When that happens, says McLallen, it will open the market and new players will again appear and give some relief to those carriers, brokers, and insureds with the standardization.
Claims for the most part have remained steady, say the experts. Common claim drivers continue to be those regarding roof damage and replacement. McLallen says the age of roofs and maintenance are posing somewhat of a challenge for insurers. Too many claims come in for older roofs that weren’t necessarily damaged by an insurable event.
Because of that, he says, pre-inspection is a necessity. When looking at covering a risk, McLallen says he looks first at the age of the roof. “If we have a roof that’s five years old, we check that box [and cover the risk]. If we have a manager who doesn’t know how old the roof is or when it was last inspected or replaced, we don’t write it until we go out and look at it.”
It’s important for insurers, agents, and brokers to stress to clients the importance of regular upkeep, adds Branoff. “The need to replace a roof is one of the single largest expenses an HOA can incur. Furthermore, a roof loss can lead to interior water damage and mold. In addition to having insurance, it is important for HOA managers to conduct regular roof inspections and budget accordingly for repairs to avoid deferred maintenance.”
Loss control procedures in general, says McLallen, will remain constant. However, he sees cyber liability as the next challenge for insurers. “In the last eight years, we’ve seen our first electronic theft claim.” That means agents and brokers should be talking with their clients about adding cyber coverage to their crime policies, he says.
With the new risks evolving, Branoff suggests agents and brokers educate themselves on the market and its evolution. “Participate in environmental scanning—which is studying the market on a continual basis to understand changes that occur as they occur; if you are late in identifying a new product or facility, you can lose your competitive edge.
“It is important to know that windstorm coverage and deductibles can vary,” he adds. “Coastal locations will likely have a named storm deductible, in addition to a wind-hail deductible. Deductibles can apply on a per-location per-occurrence basis, on a per-building per-occurrence basis, and on a per-client per-occurrence basis.”
McLallen says the best thing agents and brokers can do right now is slow down. “Because of the softness of the market, and because there are so many carriers in the game, we as an industry get a false sense of speed.
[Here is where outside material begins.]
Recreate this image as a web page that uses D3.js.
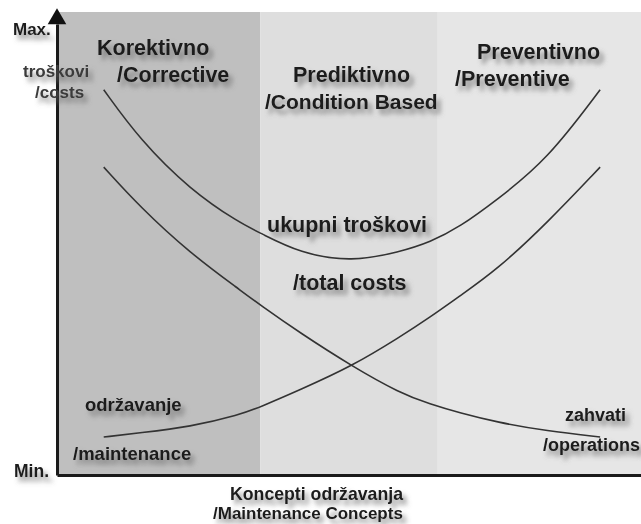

We overlook the core underwriting principles just to make sure we beat everyone to the market. When we stray away from our underwriting principles, we get ourselves into claim trouble. Slow down and make sure you know what you’re insuring.”
In a competitive market, Branoff says, agents and brokers need to arm themselves with as much information and knowledge as possible. “It is important to be a salesperson, a relationship manager, and a technician; if you can harness these skills you are well positioned.”